# Work instructions:
Reproduce each line that includes the word "this".

# Records supplied:
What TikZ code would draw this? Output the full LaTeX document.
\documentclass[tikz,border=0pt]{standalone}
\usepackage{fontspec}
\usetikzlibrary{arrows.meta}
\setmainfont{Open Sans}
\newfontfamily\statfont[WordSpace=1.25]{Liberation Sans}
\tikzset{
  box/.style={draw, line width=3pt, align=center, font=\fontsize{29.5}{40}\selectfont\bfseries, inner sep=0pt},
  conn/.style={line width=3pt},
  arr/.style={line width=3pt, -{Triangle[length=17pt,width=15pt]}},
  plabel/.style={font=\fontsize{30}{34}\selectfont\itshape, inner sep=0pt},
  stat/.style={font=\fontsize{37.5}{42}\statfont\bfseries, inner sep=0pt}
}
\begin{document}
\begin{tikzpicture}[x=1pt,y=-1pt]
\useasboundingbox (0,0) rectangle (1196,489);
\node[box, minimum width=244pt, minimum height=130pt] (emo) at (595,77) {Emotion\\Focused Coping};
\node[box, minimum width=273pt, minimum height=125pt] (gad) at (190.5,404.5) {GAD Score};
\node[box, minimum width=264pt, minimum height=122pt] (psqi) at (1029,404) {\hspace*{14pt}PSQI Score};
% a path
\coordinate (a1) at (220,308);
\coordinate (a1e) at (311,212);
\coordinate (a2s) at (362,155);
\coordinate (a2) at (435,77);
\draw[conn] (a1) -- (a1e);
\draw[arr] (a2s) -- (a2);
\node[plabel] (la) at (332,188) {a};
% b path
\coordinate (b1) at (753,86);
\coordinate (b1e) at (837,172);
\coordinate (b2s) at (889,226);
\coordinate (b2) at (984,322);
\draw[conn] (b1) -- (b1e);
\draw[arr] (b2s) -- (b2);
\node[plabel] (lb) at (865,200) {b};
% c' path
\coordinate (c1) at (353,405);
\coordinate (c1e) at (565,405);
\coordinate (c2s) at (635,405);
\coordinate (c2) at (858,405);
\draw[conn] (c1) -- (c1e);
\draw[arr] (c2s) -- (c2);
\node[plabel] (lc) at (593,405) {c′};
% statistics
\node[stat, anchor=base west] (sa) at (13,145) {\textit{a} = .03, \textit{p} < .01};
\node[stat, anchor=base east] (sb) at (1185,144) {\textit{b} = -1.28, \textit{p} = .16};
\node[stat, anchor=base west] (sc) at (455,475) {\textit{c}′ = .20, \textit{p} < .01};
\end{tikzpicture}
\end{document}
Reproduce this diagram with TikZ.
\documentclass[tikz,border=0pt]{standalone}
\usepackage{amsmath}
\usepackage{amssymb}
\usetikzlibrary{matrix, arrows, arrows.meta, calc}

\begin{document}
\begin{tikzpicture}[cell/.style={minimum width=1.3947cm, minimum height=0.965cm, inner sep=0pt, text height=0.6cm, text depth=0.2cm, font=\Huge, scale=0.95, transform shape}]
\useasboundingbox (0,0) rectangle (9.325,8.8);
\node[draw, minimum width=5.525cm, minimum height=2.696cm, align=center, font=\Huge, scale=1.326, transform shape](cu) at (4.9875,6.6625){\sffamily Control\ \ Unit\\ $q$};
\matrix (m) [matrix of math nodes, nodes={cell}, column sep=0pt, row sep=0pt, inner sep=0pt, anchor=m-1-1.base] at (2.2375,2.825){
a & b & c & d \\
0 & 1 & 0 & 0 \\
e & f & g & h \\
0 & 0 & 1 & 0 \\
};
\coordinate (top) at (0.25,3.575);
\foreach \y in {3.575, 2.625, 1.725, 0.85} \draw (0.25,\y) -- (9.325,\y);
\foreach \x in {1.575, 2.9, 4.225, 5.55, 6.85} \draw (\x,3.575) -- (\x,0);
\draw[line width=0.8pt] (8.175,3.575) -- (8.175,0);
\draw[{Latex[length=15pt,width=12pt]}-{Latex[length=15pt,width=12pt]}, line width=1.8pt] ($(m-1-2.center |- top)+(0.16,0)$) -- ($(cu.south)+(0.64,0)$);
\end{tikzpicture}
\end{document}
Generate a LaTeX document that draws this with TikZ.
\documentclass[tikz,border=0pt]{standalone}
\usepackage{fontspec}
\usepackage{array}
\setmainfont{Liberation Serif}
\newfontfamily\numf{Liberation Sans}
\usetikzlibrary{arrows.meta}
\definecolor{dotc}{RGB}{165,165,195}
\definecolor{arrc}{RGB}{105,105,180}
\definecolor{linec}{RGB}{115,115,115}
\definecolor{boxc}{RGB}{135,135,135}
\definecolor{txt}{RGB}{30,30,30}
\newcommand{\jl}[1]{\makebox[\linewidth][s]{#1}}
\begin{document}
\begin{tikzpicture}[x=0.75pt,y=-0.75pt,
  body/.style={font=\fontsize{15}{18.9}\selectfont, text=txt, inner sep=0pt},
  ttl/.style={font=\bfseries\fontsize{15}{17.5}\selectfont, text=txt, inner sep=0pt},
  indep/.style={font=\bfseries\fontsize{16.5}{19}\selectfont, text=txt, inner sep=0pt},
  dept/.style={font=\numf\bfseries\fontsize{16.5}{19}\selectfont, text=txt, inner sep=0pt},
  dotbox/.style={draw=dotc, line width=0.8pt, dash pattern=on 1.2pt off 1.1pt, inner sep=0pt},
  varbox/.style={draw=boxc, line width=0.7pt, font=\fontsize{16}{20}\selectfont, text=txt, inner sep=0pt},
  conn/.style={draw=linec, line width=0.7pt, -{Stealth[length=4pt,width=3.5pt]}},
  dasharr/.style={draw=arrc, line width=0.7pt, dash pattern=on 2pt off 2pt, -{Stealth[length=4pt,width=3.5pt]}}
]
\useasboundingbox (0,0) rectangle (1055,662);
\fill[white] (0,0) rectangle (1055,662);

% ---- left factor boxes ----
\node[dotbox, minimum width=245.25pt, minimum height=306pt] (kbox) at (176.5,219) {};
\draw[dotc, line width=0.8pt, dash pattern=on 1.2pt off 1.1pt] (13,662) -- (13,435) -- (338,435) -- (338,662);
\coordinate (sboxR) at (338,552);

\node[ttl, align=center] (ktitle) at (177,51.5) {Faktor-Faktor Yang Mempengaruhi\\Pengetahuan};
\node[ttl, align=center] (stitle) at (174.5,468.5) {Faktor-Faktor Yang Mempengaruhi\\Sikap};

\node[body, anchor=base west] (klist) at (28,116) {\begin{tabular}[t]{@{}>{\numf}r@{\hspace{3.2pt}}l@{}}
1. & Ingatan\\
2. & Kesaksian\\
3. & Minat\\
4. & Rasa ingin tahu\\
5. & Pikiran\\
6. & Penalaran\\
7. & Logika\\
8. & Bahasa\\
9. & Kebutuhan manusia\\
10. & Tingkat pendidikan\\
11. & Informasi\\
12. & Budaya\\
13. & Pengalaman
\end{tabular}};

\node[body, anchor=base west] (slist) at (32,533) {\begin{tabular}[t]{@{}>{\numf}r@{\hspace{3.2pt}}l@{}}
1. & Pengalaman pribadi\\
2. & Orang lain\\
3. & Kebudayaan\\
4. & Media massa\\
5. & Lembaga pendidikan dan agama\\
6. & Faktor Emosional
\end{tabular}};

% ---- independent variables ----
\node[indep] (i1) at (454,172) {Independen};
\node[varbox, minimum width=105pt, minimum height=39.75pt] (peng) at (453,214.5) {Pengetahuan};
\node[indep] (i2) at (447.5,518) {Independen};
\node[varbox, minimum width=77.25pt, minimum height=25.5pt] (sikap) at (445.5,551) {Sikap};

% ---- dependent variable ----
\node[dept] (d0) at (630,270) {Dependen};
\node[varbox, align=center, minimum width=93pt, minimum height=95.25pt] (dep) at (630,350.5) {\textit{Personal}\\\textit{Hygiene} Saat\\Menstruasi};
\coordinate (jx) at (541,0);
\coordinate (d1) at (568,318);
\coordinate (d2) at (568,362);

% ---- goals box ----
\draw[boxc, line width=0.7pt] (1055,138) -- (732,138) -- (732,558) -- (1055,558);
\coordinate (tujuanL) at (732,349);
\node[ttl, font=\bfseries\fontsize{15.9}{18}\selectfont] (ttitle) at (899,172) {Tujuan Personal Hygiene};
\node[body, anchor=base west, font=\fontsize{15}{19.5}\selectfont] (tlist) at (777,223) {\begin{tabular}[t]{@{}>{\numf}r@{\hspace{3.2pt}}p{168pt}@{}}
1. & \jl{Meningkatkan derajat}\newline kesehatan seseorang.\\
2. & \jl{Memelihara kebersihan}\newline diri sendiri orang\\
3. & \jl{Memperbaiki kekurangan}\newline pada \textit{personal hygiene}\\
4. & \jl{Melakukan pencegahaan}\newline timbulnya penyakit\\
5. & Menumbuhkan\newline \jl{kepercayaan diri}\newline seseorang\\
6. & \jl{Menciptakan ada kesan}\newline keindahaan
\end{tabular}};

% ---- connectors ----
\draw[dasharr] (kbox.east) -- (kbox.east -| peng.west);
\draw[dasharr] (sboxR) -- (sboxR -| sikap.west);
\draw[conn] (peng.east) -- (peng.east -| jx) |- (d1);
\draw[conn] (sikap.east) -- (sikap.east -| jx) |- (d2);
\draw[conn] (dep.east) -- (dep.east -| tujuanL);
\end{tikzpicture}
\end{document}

# Result of the exercise:
What TikZ code would draw this? Output the full LaTeX document.
Reproduce this diagram with TikZ.
Generate a LaTeX document that draws this with TikZ.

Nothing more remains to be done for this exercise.